Furthermore, fractures have a tendency to close or collapse once the pressure in the formation is relieved. To prevent such closing when the fracturing pressure is relieved, the fracturing fluid can include a granular or particulate material, referred to as a “proppant.” The proppant is left behind in the fracture even after the fluid pressure is relieved. Ideally, the proppant holds the separated earthen walls of the formation apart to keep the fracture open and provides flow paths through which hydrocarbons from the formation can flow.

A variety of proppants have been used depending on the geological conditions of the formation. Proppants include particulate materials, such as sand, glass beads, and ceramic pellets, which create a porous structure. As such, the hydrocarbon fluid is able to flow through the interstices between the particulate material.

However, the pressure of the surrounding rock in the formation can crush the proppants over time. The resulting fines from this disintegration tend to migrate and plug the interstitial flow passages in the proppant. These migratory fines drastically reduce the permeability, lowering the conductivity of the hydrocarbon fluid.
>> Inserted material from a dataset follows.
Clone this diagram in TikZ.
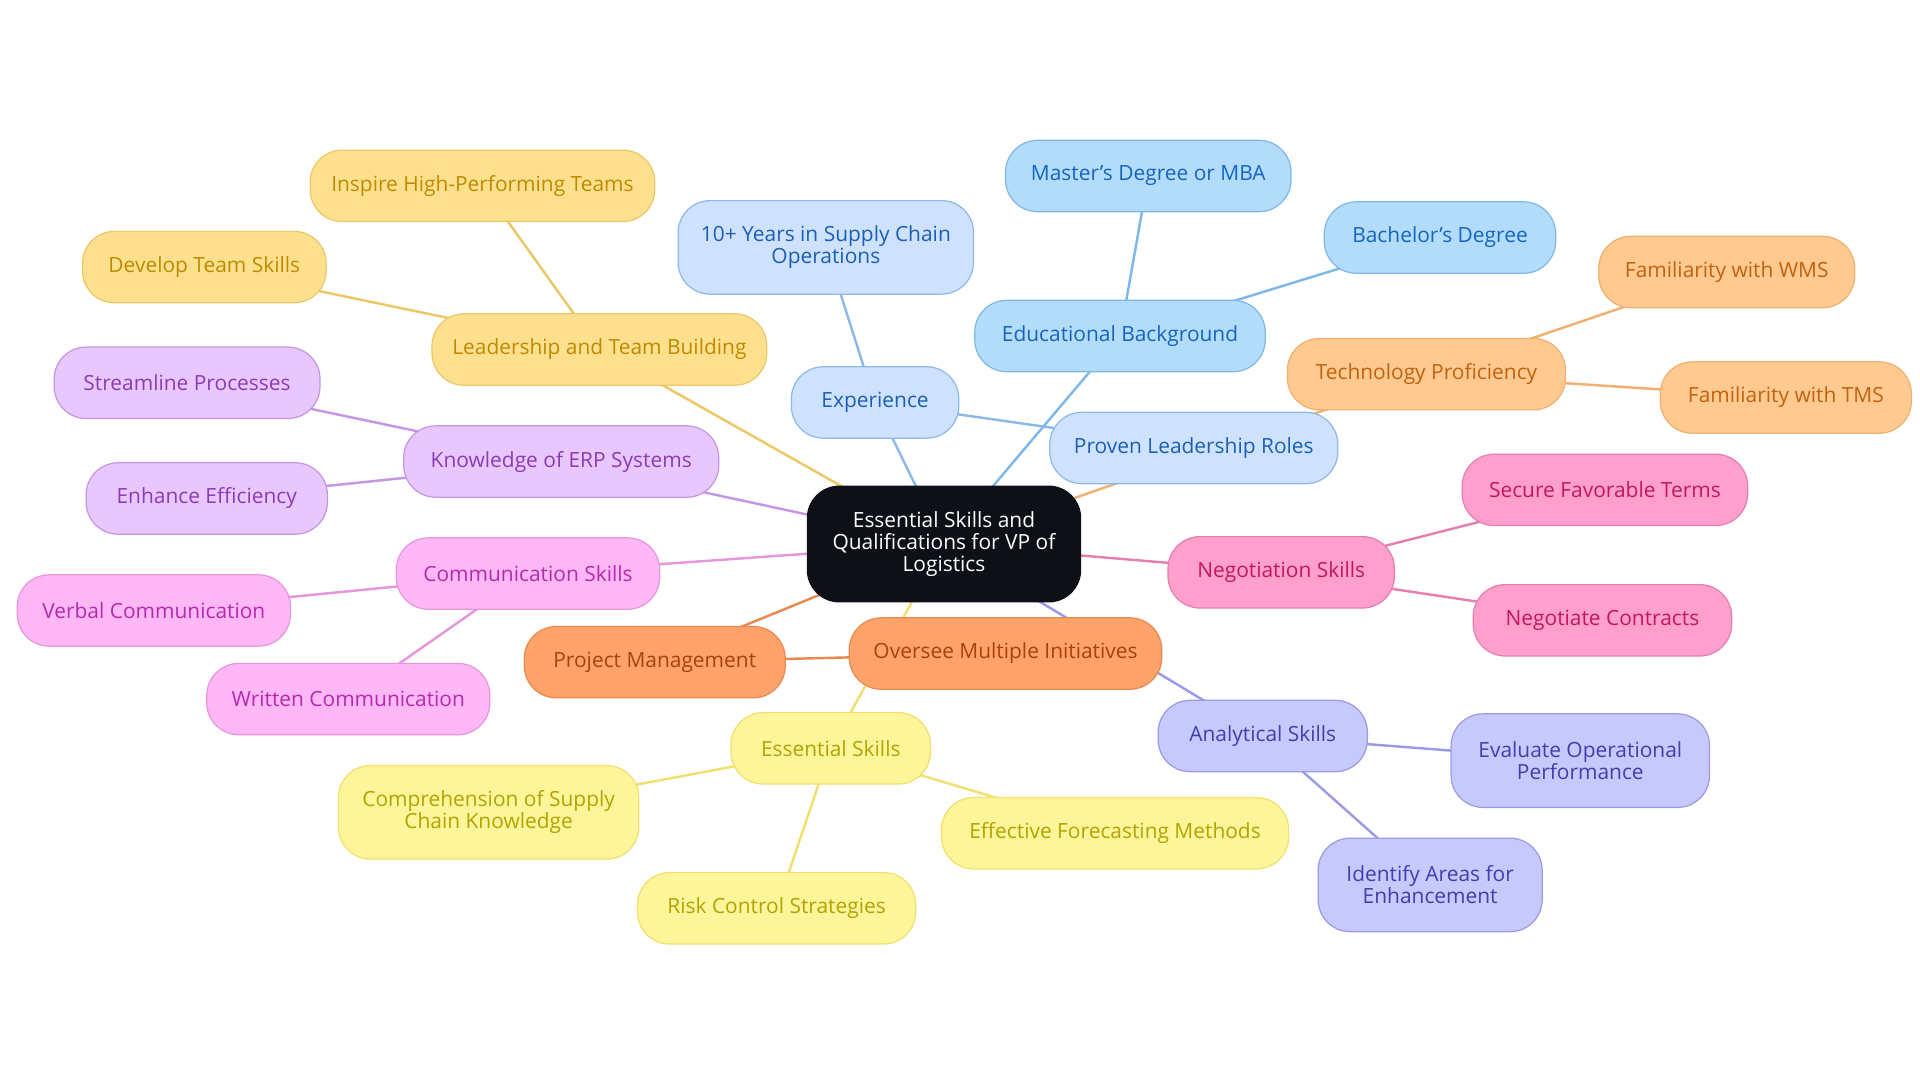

Conductivity is a measure of the ease with which the hydrocarbon fluid can flow through the proppant structure and is important to the productivity of a well. When the conductivity drops below a certain level, the fracturing process is repeated or the well is abandoned.

There is a need, therefore, for a new well tool and method for perforating and stimulating subterranean wells. There is also a need for a perforating tool that utilizes a proppant having a higher crush resistance.

SUMMARY OF THE INVENTION

A propellant assembly and methods for fracturing subsurface formations are provided. In at least one specific embodiment, the propellant assembly includes a first tubular member having an annulus formed therethrough; a second tubular member at least partially disposed within the annulus of the first tubular member; one or more tubular propellants housed within the first tubular member, between an inner diameter of the first tubular member and an outer diameter of the second tubular member; and one or more detonating cords housed within the second tubular member, wherein the second tubular member has one or more portions thereof having a reduced wall thickness.

A downhole tool utilizing one or more propellant assemblies and method for using the same are provided. In at least one specific embodiment, the downhole tool includes two or more propellant assemblies connected in series. Each propellant assembly includes a first tubular member having an annulus formed therethrough; a second tubular member at least partially disposed within the annulus of the first tubular member; one or more tubular propellants housed within the first tubular member, between an inner diameter of the first tubular member and an outer diameter of the second tubular member; and one or more detonating cords housed within the second tubular member, wherein the second tubular member has one or more portions thereof having a reduced wall thickness.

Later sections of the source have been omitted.